Requirements: Lines from the one containing "Give me the D3.js source for this chart." to the one containing "var ticksY = [0, 2, 4, 6, 8, 10, 12, 14, 16];", both lines included, are to be extracted exactly from the data below; pictures are excluded.

__________

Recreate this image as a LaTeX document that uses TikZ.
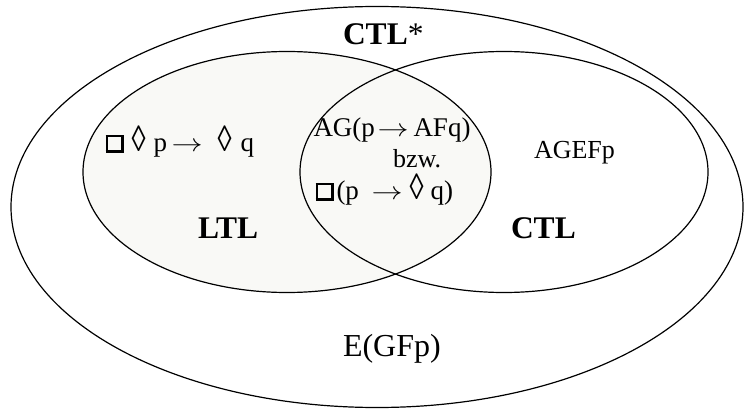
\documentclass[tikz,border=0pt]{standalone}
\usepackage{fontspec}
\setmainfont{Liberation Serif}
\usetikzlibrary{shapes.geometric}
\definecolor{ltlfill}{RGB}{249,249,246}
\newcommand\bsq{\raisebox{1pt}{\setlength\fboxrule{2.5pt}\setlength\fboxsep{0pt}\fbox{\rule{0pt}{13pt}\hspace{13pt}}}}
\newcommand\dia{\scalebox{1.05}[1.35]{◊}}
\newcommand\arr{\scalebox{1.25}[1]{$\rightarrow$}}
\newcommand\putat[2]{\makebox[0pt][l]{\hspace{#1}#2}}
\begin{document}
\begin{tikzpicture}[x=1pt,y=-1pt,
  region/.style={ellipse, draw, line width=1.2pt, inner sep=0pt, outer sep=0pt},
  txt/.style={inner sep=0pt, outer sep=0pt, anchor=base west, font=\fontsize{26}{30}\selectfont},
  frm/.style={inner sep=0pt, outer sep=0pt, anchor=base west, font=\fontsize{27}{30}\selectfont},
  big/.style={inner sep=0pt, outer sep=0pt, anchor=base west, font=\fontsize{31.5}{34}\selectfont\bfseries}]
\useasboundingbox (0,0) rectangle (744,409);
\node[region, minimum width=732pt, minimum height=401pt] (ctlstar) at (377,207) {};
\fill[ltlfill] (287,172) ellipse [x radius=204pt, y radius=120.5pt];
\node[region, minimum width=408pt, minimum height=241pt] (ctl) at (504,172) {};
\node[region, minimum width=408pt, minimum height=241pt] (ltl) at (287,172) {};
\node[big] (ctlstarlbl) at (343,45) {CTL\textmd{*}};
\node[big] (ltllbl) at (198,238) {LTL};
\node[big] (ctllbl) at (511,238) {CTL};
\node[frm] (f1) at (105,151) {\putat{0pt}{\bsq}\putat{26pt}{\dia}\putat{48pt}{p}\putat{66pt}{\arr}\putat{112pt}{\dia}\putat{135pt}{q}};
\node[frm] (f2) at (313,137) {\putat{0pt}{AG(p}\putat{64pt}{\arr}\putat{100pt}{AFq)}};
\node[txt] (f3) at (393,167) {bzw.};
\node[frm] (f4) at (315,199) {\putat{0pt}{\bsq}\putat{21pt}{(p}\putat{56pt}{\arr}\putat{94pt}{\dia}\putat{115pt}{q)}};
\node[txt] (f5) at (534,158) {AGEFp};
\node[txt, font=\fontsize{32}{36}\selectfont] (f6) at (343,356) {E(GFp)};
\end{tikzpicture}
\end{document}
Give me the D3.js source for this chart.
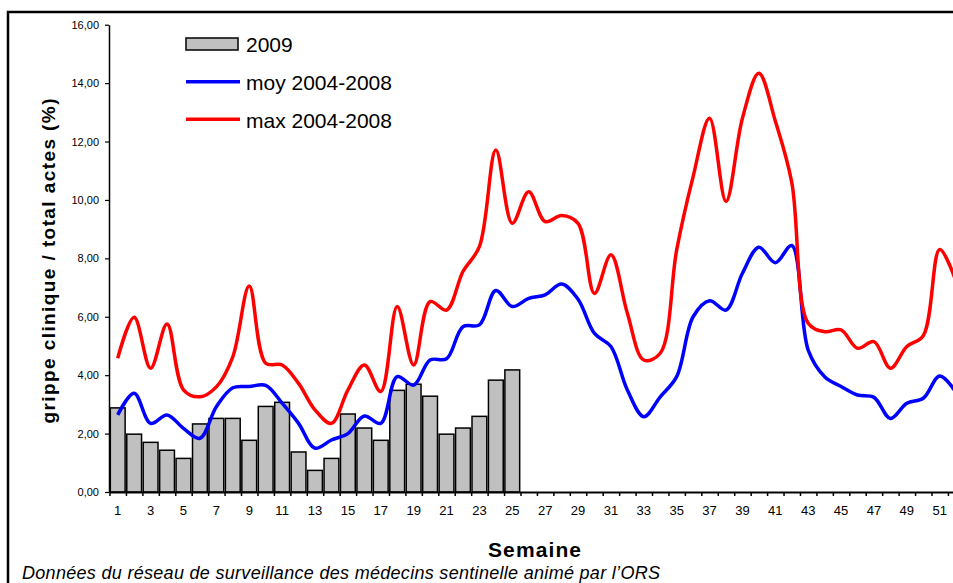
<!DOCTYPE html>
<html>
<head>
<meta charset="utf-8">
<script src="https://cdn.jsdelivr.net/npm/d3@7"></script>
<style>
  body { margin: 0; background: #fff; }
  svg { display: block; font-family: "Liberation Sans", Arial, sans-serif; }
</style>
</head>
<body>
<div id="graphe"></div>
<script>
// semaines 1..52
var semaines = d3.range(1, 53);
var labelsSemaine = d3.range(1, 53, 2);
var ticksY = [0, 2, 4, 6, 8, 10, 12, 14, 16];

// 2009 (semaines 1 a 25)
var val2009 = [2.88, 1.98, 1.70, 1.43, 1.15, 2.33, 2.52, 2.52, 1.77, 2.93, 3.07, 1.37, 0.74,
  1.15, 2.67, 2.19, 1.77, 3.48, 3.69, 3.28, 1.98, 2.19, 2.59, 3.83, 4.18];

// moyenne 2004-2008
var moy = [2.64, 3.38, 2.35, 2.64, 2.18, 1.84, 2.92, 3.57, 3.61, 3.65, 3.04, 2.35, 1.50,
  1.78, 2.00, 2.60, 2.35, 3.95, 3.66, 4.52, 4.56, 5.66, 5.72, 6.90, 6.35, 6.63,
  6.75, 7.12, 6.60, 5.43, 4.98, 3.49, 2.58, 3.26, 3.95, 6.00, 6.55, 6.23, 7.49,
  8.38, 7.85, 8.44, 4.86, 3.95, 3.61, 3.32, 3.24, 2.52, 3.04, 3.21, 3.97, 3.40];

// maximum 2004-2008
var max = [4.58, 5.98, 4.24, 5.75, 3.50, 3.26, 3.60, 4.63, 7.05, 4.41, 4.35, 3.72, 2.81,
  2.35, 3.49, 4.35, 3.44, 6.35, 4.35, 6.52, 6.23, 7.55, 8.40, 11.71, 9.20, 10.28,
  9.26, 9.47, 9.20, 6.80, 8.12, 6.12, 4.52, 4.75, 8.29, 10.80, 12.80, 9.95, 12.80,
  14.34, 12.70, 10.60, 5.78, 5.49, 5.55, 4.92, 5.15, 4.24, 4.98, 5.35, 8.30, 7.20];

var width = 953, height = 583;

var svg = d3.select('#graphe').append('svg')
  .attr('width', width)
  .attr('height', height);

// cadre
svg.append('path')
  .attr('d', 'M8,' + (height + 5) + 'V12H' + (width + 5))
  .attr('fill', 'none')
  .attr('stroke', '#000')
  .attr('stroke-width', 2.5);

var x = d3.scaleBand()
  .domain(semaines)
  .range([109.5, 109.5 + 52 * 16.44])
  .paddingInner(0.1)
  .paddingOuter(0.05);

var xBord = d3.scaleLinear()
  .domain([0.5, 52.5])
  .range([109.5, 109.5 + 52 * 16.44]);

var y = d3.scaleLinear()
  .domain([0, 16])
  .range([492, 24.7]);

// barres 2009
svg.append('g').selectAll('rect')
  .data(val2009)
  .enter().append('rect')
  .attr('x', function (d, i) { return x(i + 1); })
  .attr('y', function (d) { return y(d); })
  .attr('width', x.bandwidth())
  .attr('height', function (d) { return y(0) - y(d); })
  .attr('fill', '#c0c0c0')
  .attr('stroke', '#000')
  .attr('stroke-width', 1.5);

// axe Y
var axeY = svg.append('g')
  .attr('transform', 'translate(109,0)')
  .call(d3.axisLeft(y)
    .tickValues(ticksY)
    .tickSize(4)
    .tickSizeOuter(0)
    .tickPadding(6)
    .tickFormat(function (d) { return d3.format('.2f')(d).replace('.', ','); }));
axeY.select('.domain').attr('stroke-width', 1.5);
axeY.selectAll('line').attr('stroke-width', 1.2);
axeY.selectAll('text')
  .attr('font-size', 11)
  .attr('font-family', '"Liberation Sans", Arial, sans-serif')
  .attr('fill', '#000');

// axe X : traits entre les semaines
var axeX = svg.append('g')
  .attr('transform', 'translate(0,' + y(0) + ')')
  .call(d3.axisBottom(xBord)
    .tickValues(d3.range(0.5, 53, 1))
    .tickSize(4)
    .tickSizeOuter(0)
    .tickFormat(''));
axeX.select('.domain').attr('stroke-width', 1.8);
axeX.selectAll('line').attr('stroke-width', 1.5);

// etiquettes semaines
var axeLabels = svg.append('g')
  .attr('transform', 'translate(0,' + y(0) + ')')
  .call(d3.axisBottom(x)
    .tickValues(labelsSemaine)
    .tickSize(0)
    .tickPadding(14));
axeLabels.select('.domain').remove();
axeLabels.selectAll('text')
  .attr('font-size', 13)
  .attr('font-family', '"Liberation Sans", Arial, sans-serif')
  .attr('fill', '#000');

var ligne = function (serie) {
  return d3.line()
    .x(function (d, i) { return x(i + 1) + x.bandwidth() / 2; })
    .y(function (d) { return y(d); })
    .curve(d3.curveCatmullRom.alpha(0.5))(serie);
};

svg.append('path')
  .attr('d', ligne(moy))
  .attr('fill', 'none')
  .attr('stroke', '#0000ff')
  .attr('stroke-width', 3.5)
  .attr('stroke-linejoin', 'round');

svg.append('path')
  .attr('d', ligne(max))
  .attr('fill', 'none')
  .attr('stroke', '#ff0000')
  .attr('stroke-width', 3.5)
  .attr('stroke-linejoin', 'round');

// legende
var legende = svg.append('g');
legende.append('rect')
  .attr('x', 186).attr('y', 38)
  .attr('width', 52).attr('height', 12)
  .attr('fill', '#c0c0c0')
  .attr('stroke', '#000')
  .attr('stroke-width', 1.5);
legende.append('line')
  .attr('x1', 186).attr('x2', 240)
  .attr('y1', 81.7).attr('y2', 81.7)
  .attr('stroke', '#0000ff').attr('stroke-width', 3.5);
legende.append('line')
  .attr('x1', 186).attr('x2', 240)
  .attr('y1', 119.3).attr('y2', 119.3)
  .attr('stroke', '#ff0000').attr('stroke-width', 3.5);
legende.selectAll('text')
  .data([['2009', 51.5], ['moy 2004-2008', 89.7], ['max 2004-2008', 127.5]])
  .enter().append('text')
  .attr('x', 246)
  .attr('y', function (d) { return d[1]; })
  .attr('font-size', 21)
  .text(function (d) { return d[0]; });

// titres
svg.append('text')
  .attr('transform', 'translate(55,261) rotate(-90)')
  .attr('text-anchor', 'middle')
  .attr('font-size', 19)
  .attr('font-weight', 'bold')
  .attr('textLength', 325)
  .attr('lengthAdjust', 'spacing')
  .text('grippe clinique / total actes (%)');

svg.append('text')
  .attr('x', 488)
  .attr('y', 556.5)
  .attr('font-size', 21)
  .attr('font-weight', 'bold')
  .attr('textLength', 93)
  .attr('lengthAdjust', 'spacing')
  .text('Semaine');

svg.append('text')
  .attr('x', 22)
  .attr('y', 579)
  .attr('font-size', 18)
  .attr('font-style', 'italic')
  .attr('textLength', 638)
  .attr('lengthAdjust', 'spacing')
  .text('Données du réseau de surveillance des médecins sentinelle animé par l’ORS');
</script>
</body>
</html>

__________

Full response:
Give me the D3.js source for this chart.
<!DOCTYPE html>
<html>
<head>
<meta charset="utf-8">
<script src="https://cdn.jsdelivr.net/npm/d3@7"></script>
<style>
  body { margin: 0; background: #fff; }
  svg { display: block; font-family: "Liberation Sans", Arial, sans-serif; }
</style>
</head>
<body>
<div id="graphe"></div>
<script>
// semaines 1..52
var semaines = d3.range(1, 53);
var labelsSemaine = d3.range(1, 53, 2);
var ticksY = [0, 2, 4, 6, 8, 10, 12, 14, 16];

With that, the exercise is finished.